Isn’t this already somewhat there, the ECN bit of TCP?
At least in TCP can't jitter be detected and measured using ACKs?

I thought some algorithms even do that already

You can measure jitter, but you don't know how much of the delay was due to congestion, and how much was due to other factors.

Something mentioned elsewhere in the thread is wifi physical layers may wait to send small packets until they get a few small packets to aggregate or a timeout. Other systems that aggregate packets may do something similar.

On time division multiplexed systems, it may take measurable time to wait for an assigned slot, even if the channel isn't congested. Some packets would get lucky and have a short wait and others would have a longer wait.

This would be challenging to signal as the delay is added at a hop-by-hop level, but whether the delay is significant enough to signal is unknowable at that level. Maybe you could ask all hops to add to a field indicating milliseconds of delay (or some other fixed increments), but I don't think there's room for that in existing fields and you'd have a heck of a time getting meaningful support.

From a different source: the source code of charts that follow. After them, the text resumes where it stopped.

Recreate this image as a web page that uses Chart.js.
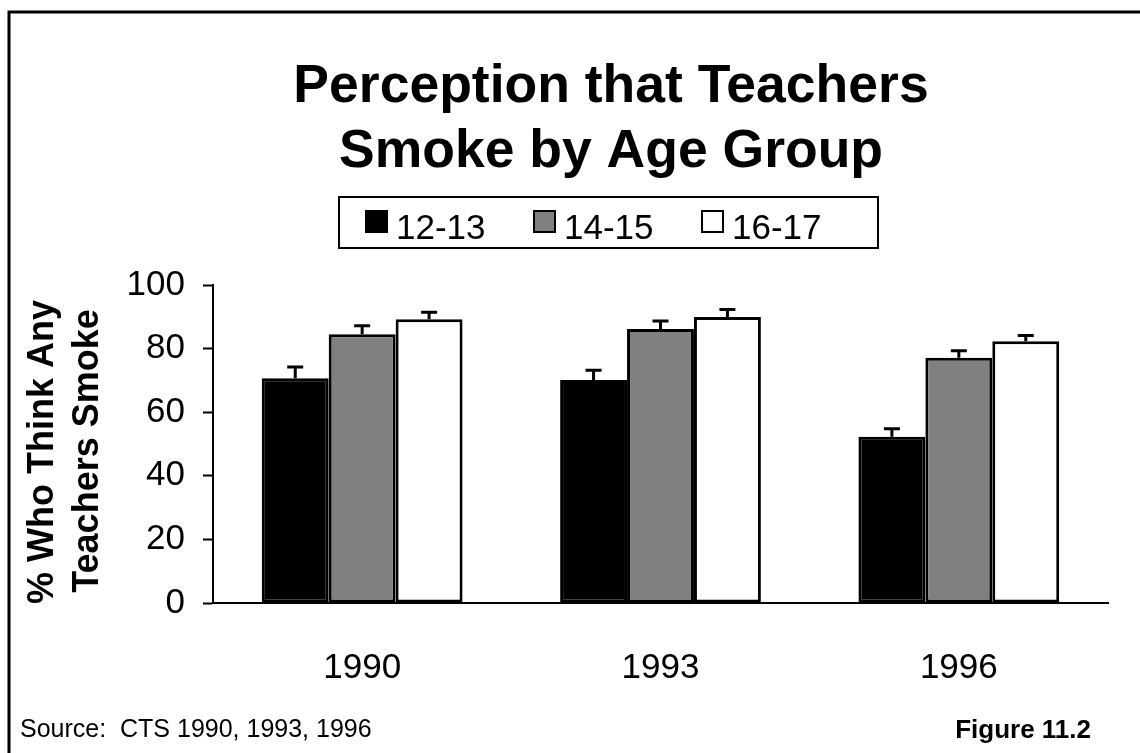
<!DOCTYPE html>
<html>
<head>
<meta charset="utf-8">
<script src="https://cdn.jsdelivr.net/npm/chart.js@4.4.0/dist/chart.umd.min.js"></script>
<style>
  html, body { margin: 0; padding: 0; background: #fff; }
  #wrap { width: 1140px; height: 753px; }
</style>
</head>
<body>
<div id="wrap"><canvas id="chart" width="1140" height="753"></canvas></div>
<script>
const years = ['1990', '1993', '1996']
const groups = ['12-13', '14-15', '16-17']
const colors = ['#000000', '#808080', '#ffffff']

// percent who think any teachers smoke, one array per age group
const age1213 = [70.7, 70.1, 52.3]
const age1415 = [84.5, 86.2, 77.1]
const age1617 = [89.2, 89.9, 82.3]

// upper error bar length for each bar
const err1213 = [3.5, 3.1, 2.5]
const err1415 = [2.7, 2.5, 2.2]
const err1617 = [2.2, 2.4, 1.8]

const yTicks = [0, 20, 40, 60, 80, 100]

const FONT = '"Liberation Sans", Arial, sans-serif'

const errorBars = {
  id: 'errorBars',
  afterDatasetsDraw (chart) {
    const ctx = chart.ctx
    const yScale = chart.scales.y
    ctx.save()
    ctx.strokeStyle = '#000'
    ctx.lineWidth = 3
    chart.data.datasets.forEach((ds, di) => {
      const meta = chart.getDatasetMeta(di)
      meta.data.forEach((bar, i) => {
        const top = yScale.getPixelForValue(ds.data[i] + ds.errors[i])
        const base = yScale.getPixelForValue(ds.data[i])
        ctx.beginPath()
        ctx.moveTo(bar.x, base)
        ctx.lineTo(bar.x, top)
        ctx.moveTo(bar.x - 8, top)
        ctx.lineTo(bar.x + 8, top)
        ctx.stroke()
      })
    })
    ctx.restore()
  }
}

const decorations = {
  id: 'decorations',
  afterDraw (chart) {
    const ctx = chart.ctx
    ctx.save()
    ctx.fillStyle = '#000'
    ctx.strokeStyle = '#000'

    // frame along the top and left
    ctx.lineWidth = 3
    ctx.beginPath()
    ctx.moveTo(9, 753)
    ctx.lineTo(9, 12)
    ctx.lineTo(1140, 12)
    ctx.stroke()

    // title
    ctx.textAlign = 'center'
    ctx.textBaseline = 'alphabetic'
    ctx.font = 'bold 53.5px ' + FONT
    ctx.fillText('Perception that Teachers', 611, 102)
    ctx.fillText('Smoke by Age Group', 611, 167)

    // legend box
    ctx.lineWidth = 2
    ctx.strokeRect(339, 197, 539, 51)
    ctx.font = '35px ' + FONT
    ctx.textAlign = 'left'
    const legendX = [366, 534, 702]
    groups.forEach((g, i) => {
      ctx.fillStyle = colors[i]
      ctx.fillRect(legendX[i], 211, 21, 21)
      ctx.strokeRect(legendX[i], 211, 21, 21)
      ctx.fillStyle = '#000'
      ctx.fillText(g, legendX[i] + 30, 239)
    })

    // y axis title, two rotated lines
    ctx.font = 'bold 36px ' + FONT
    ctx.textAlign = 'center'
    ctx.save()
    ctx.translate(53, 452)
    ctx.rotate(-Math.PI / 2)
    ctx.fillText('% Who Think Any', 0, 0)
    ctx.restore()
    ctx.save()
    ctx.translate(98, 451)
    ctx.rotate(-Math.PI / 2)
    ctx.fillText('Teachers Smoke', 0, 0)
    ctx.restore()

    // footer
    ctx.font = '25px ' + FONT
    ctx.textAlign = 'left'
    ctx.fillText('Source:  CTS 1990, 1993, 1996', 20, 737)
    ctx.font = 'bold 26px ' + FONT
    ctx.textAlign = 'right'
    ctx.fillText('Figure 11.2', 1091, 738)
    ctx.restore()
  }
}

const ctx = document.getElementById('chart').getContext('2d')
new Chart(ctx, {
  type: 'bar',
  data: {
    labels: years,
    datasets: [
      { label: groups[0], data: age1213, errors: err1213, backgroundColor: colors[0] },
      { label: groups[1], data: age1415, errors: err1415, backgroundColor: colors[1] },
      { label: groups[2], data: age1617, errors: err1617, backgroundColor: colors[2] }
    ].map(ds => Object.assign(ds, {
      borderColor: '#000',
      borderWidth: 3,
      borderSkipped: false,
      categoryPercentage: 0.673,
      barPercentage: 1.0
    }))
  },
  options: {
    responsive: false,
    animation: false,
    layout: { padding: { left: 0, right: 32, top: 285, bottom: 0 } },
    plugins: {
      legend: { display: false },
      title: { display: false },
      tooltip: { enabled: false }
    },
    scales: {
      x: {
        afterFit (scale) { scale.height = 150 },
        grid: { display: false, drawTicks: false },
        border: { display: true, color: '#000', width: 2 },
        ticks: { color: '#000', font: { family: FONT, size: 35 }, padding: 44 }
      },
      y: {
        min: 0,
        max: 100,
        afterFit (scale) { scale.width = 213 },
        afterBuildTicks (scale) { scale.ticks = yTicks.map(v => ({ value: v })) },
        grid: { drawOnChartArea: false, color: '#000', tickLength: 10, tickWidth: 2 },
        border: { display: true, color: '#000', width: 2 },
        ticks: { color: '#000', font: { family: FONT, size: 35 }, padding: 18 }
      }
    }
  },
  plugins: [errorBars, decorations]
})
</script>
</body>
</html>
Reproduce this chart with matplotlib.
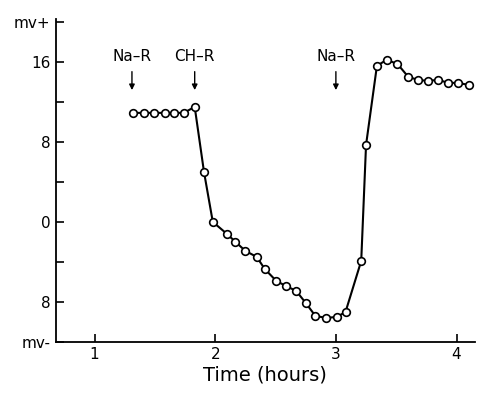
import matplotlib
matplotlib.use("Agg")
import matplotlib.pyplot as plt

time_h = [1.32, 1.41, 1.49, 1.58, 1.66, 1.74, 1.83, 1.907, 1.98,
          2.097, 2.168, 2.25, 2.344, 2.41, 2.506, 2.585, 2.671, 2.75,
          2.83, 2.92, 3.01, 3.08, 3.21, 3.25, 3.34, 3.42, 3.51, 3.60,
          3.68, 3.76, 3.85, 3.93, 4.01, 4.10]
mv = [10.9, 10.9, 10.9, 10.9, 10.9, 10.9, 11.5, 5.0, 0.0,
      -1.2, -2.0, -2.9, -3.5, -4.7, -5.9, -6.4, -6.9, -8.1,
      -9.4, -9.6, -9.5, -9.0, -3.9, 7.7, 15.6, 16.2, 15.8, 14.5,
      14.2, 14.1, 14.2, 13.9, 13.9, 13.7]

ytick_pos = [20, 16, 8, 0, -8, -12]
ytick_lab = ["mv+", "16", "8", "0", "8", "mv-"]
yminor = [12, 4, -4]
xtick_pos = [1, 2, 3, 4]
xtick_lab = ["1", "2", "3", "4"]

ann_labels = ["Na\u2013R", "CH\u2013R", "Na\u2013R"]
ann_x = [1.31, 1.83, 3.0]

fig = plt.figure(figsize=(4.78, 3.93), dpi=100)
ax = fig.add_axes([0.117, 0.130, 0.876, 0.822])
ax.plot(time_h, mv, color="black", lw=1.5, marker="o", ms=5.5,
        mfc="white", mec="black", mew=1.2, zorder=3)

ax.set_xlim(0.68, 4.15)
ax.set_ylim(-12, 20.3)
ax.set_yticks(ytick_pos)
ax.set_yticklabels(ytick_lab)
ax.set_yticks(yminor, minor=True)
ax.set_xticks(xtick_pos)
ax.set_xticklabels(xtick_lab)
ax.tick_params(axis="both", which="major", direction="in", length=6,
               width=1.2, labelsize=11, pad=4)
ax.tick_params(axis="y", which="minor", direction="in", length=6, width=1.2)
for s in ["top", "right"]:
    ax.spines[s].set_visible(False)
for s in ["left", "bottom"]:
    ax.spines[s].set_linewidth(1.3)
ax.set_xlabel("Time (hours)", fontsize=14, labelpad=2)

for lab, x in zip(ann_labels, ann_x):
    ax.text(x, 16.5, lab, ha="center", va="center", fontsize=11)
    ax.annotate("", xy=(x, 12.9), xytext=(x, 15.3),
                arrowprops=dict(arrowstyle="-|>", color="black", lw=1.0,
                                mutation_scale=8))

fig.savefig("out.png", dpi=100)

ECN took how long to be usable on the internet, because some middleboxes would drop connections with it enabled, to say nothing of devices actually flagging congestion.

rfc-4689 (iirc) defines jitter as the fluctuation in forwarding delay between 2 consecutive received packets in a stream.

not sure how this would work for tcp-ack's which can be cumulative. moreover, any approach that does this measurement must account for both delayed and lost/corrupt packets.

imho, only a true realtime jitter measurement would do, anything else would be a crude approximation, and might result in the same flaws as before...

[edit]: examples of '...anything else...' mentioned above might be inter-arrival histogram where receiver relies on packets being transmitted at a fixed cadence, in this case lost/corrupted packets would badly skew the computed numbers. another approach might be post-processing (after packet capture) where limited buffer space might prove to be the achilles heel etc.

In VOIP applications the correct jitter estimation is very important and RTP/RTCP protocols are doing it pretty well. Of course each RTP packet has a timestamp which simplifies the task
Not sure that will work in real world scenarios.

How would you know they're honestly reporting jitter?